In this notebook, we've completed the entire workflow for water distribution modeling:

1. **Data Collection**: Gathered water infrastructure GIS data, USGS water data, EPA water quality data, and elevation data.
2. **Data Processing**: Cleaned and prepared the data for modeling, including network topology creation.
3. **EPANET Setup**: Set up the EPANET hydraulic simulation engine.
4. **Network Modeling**: Built a complete water distribution network model from GIS data.
5. **Hydraulic Simulation**: Ran simulations to analyze water flow, pressure, and other parameters.
6. **Visualization**: Created visualizations of the network and simulation results.

The processed data and simulation results are available in the `data/processed` and `data/output` directories, respectively. These can be used for further analysis or integration with other systems.

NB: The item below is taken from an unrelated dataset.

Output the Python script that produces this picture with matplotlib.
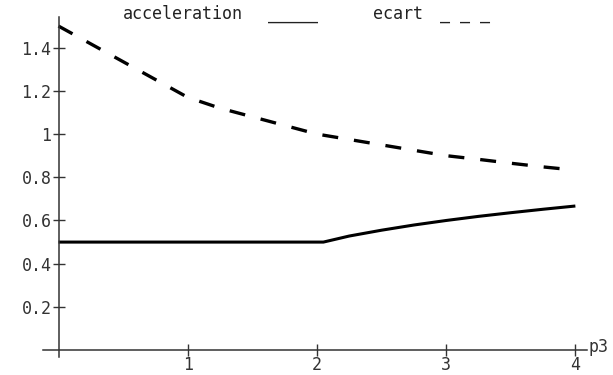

### Next Steps and Potential Extensions

- **Water Quality Modeling**: Add water quality parameters to simulate chlorine decay or contaminant transport.
- **Scenario Analysis**: Explore different operational scenarios or emergency situations.
- **Real-time Integration**: Connect the model to SCADA or IoT sensor data for real-time monitoring.
- **Optimization**: Implement algorithms to optimize pump operations or water source blending.
- **Web Interface**: Develop a web-based dashboard for interactive exploration of the model and results.